**AIM**
Word for word, transcribe the lines below and drop the pictures.
BEGIN STORED DATA
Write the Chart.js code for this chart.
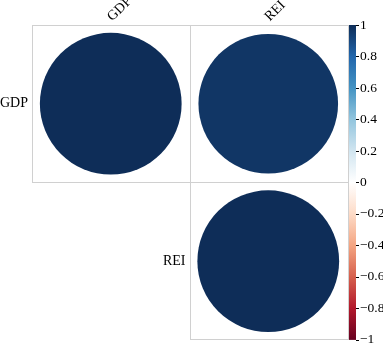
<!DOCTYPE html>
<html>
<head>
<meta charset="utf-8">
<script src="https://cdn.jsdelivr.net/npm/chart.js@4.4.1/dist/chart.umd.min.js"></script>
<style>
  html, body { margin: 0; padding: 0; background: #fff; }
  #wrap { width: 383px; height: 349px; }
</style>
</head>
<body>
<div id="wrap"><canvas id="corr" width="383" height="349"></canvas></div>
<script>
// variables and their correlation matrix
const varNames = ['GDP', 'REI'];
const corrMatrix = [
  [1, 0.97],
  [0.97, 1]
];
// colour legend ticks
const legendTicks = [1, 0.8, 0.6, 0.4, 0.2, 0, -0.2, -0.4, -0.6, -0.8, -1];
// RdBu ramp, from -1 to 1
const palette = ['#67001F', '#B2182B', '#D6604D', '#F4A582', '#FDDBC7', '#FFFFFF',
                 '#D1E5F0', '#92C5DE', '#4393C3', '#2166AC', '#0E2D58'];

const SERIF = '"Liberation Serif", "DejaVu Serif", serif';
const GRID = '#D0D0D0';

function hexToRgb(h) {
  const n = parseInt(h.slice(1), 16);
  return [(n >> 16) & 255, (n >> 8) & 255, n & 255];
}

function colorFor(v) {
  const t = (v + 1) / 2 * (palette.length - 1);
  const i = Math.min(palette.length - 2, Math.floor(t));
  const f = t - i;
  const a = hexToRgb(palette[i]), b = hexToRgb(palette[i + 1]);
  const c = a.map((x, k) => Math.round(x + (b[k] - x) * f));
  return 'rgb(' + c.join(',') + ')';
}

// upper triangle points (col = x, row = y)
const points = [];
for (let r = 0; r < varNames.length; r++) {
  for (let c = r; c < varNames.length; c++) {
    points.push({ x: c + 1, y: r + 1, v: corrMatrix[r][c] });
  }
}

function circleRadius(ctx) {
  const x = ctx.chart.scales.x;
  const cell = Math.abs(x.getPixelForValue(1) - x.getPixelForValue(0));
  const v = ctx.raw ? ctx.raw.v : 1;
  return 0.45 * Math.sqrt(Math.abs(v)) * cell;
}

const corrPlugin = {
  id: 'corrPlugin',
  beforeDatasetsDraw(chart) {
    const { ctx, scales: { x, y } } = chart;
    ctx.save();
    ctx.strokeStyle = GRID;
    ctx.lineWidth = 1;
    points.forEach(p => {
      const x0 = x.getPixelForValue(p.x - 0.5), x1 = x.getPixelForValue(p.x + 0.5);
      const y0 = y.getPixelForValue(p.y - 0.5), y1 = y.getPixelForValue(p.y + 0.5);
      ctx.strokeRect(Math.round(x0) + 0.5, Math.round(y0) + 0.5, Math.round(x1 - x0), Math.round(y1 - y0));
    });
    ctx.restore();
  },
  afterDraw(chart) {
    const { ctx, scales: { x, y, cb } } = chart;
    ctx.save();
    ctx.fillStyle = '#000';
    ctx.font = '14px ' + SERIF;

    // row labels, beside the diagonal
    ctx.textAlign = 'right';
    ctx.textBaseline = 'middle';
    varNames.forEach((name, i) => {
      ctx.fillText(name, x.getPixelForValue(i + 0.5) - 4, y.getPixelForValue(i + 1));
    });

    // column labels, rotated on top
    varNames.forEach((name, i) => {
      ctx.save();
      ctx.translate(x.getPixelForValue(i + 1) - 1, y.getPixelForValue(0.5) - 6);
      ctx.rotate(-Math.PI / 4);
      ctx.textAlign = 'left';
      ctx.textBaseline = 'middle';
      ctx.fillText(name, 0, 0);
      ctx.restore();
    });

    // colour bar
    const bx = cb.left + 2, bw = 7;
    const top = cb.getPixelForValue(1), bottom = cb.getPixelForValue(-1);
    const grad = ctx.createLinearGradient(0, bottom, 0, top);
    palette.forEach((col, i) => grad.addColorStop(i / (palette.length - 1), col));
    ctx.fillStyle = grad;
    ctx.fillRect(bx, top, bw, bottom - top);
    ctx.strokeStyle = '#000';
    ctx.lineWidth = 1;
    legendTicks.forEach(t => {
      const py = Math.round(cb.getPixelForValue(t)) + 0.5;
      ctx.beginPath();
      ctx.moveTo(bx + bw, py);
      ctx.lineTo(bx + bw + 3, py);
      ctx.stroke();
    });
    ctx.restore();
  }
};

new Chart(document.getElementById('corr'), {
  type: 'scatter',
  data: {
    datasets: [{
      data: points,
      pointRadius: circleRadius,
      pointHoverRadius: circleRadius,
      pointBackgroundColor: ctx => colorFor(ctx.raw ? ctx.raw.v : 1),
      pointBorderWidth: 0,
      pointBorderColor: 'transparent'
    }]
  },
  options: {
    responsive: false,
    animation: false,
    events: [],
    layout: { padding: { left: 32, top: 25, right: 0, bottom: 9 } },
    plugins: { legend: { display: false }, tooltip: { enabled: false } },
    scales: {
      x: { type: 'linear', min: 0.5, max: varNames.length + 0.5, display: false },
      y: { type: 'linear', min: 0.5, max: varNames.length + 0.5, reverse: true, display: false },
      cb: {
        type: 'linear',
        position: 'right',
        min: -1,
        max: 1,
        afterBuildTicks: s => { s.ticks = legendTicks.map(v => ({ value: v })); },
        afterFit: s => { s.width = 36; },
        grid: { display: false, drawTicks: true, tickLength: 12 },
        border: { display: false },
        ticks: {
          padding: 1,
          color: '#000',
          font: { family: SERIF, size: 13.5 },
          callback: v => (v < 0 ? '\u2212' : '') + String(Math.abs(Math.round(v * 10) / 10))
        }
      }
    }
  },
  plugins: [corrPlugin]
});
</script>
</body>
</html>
END STORED DATA
**FINAL RESULT**
Write the Chart.js code for this chart.
<!DOCTYPE html>
<html>
<head>
<meta charset="utf-8">
<script src="https://cdn.jsdelivr.net/npm/chart.js@4.4.1/dist/chart.umd.min.js"></script>
<style>
  html, body { margin: 0; padding: 0; background: #fff; }
  #wrap { width: 383px; height: 349px; }
</style>
</head>
<body>
<div id="wrap"><canvas id="corr" width="383" height="349"></canvas></div>
<script>
// variables and their correlation matrix
const varNames = ['GDP', 'REI'];
const corrMatrix = [
  [1, 0.97],
  [0.97, 1]
];
// colour legend ticks
const legendTicks = [1, 0.8, 0.6, 0.4, 0.2, 0, -0.2, -0.4, -0.6, -0.8, -1];
// RdBu ramp, from -1 to 1
const palette = ['#67001F', '#B2182B', '#D6604D', '#F4A582', '#FDDBC7', '#FFFFFF',
                 '#D1E5F0', '#92C5DE', '#4393C3', '#2166AC', '#0E2D58'];

const SERIF = '"Liberation Serif", "DejaVu Serif", serif';
const GRID = '#D0D0D0';

function hexToRgb(h) {
  const n = parseInt(h.slice(1), 16);
  return [(n >> 16) & 255, (n >> 8) & 255, n & 255];
}

function colorFor(v) {
  const t = (v + 1) / 2 * (palette.length - 1);
  const i = Math.min(palette.length - 2, Math.floor(t));
  const f = t - i;
  const a = hexToRgb(palette[i]), b = hexToRgb(palette[i + 1]);
  const c = a.map((x, k) => Math.round(x + (b[k] - x) * f));
  return 'rgb(' + c.join(',') + ')';
}

// upper triangle points (col = x, row = y)
const points = [];
for (let r = 0; r < varNames.length; r++) {
  for (let c = r; c < varNames.length; c++) {
    points.push({ x: c + 1, y: r + 1, v: corrMatrix[r][c] });
  }
}

function circleRadius(ctx) {
  const x = ctx.chart.scales.x;
  const cell = Math.abs(x.getPixelForValue(1) - x.getPixelForValue(0));
  const v = ctx.raw ? ctx.raw.v : 1;
  return 0.45 * Math.sqrt(Math.abs(v)) * cell;
}

const corrPlugin = {
  id: 'corrPlugin',
  beforeDatasetsDraw(chart) {
    const { ctx, scales: { x, y } } = chart;
    ctx.save();
    ctx.strokeStyle = GRID;
    ctx.lineWidth = 1;
    points.forEach(p => {
      const x0 = x.getPixelForValue(p.x - 0.5), x1 = x.getPixelForValue(p.x + 0.5);
      const y0 = y.getPixelForValue(p.y - 0.5), y1 = y.getPixelForValue(p.y + 0.5);
      ctx.strokeRect(Math.round(x0) + 0.5, Math.round(y0) + 0.5, Math.round(x1 - x0), Math.round(y1 - y0));
    });
    ctx.restore();
  },
  afterDraw(chart) {
    const { ctx, scales: { x, y, cb } } = chart;
    ctx.save();
    ctx.fillStyle = '#000';
    ctx.font = '14px ' + SERIF;

    // row labels, beside the diagonal
    ctx.textAlign = 'right';
    ctx.textBaseline = 'middle';
    varNames.forEach((name, i) => {
      ctx.fillText(name, x.getPixelForValue(i + 0.5) - 4, y.getPixelForValue(i + 1));
    });

    // column labels, rotated on top
    varNames.forEach((name, i) => {
      ctx.save();
      ctx.translate(x.getPixelForValue(i + 1) - 1, y.getPixelForValue(0.5) - 6);
      ctx.rotate(-Math.PI / 4);
      ctx.textAlign = 'left';
      ctx.textBaseline = 'middle';
      ctx.fillText(name, 0, 0);
      ctx.restore();
    });

    // colour bar
    const bx = cb.left + 2, bw = 7;
    const top = cb.getPixelForValue(1), bottom = cb.getPixelForValue(-1);
    const grad = ctx.createLinearGradient(0, bottom, 0, top);
    palette.forEach((col, i) => grad.addColorStop(i / (palette.length - 1), col));
    ctx.fillStyle = grad;
    ctx.fillRect(bx, top, bw, bottom - top);
    ctx.strokeStyle = '#000';
    ctx.lineWidth = 1;
    legendTicks.forEach(t => {
      const py = Math.round(cb.getPixelForValue(t)) + 0.5;
      ctx.beginPath();
      ctx.moveTo(bx + bw, py);
      ctx.lineTo(bx + bw + 3, py);
      ctx.stroke();
    });
    ctx.restore();
  }
};

new Chart(document.getElementById('corr'), {
  type: 'scatter',
  data: {
    datasets: [{
      data: points,
      pointRadius: circleRadius,
      pointHoverRadius: circleRadius,
      pointBackgroundColor: ctx => colorFor(ctx.raw ? ctx.raw.v : 1),
      pointBorderWidth: 0,
      pointBorderColor: 'transparent'
    }]
  },
  options: {
    responsive: false,
    animation: false,
    events: [],
    layout: { padding: { left: 32, top: 25, right: 0, bottom: 9 } },
    plugins: { legend: { display: false }, tooltip: { enabled: false } },
    scales: {
      x: { type: 'linear', min: 0.5, max: varNames.length + 0.5, display: false },
      y: { type: 'linear', min: 0.5, max: varNames.length + 0.5, reverse: true, display: false },
      cb: {
        type: 'linear',
        position: 'right',
        min: -1,
        max: 1,
        afterBuildTicks: s => { s.ticks = legendTicks.map(v => ({ value: v })); },
        afterFit: s => { s.width = 36; },
        grid: { display: false, drawTicks: true, tickLength: 12 },
        border: { display: false },
        ticks: {
          padding: 1,
          color: '#000',
          font: { family: SERIF, size: 13.5 },
          callback: v => (v < 0 ? '\u2212' : '') + String(Math.abs(Math.round(v * 10) / 10))
        }
      }
    }
  },
  plugins: [corrPlugin]
});
</script>
</body>
</html>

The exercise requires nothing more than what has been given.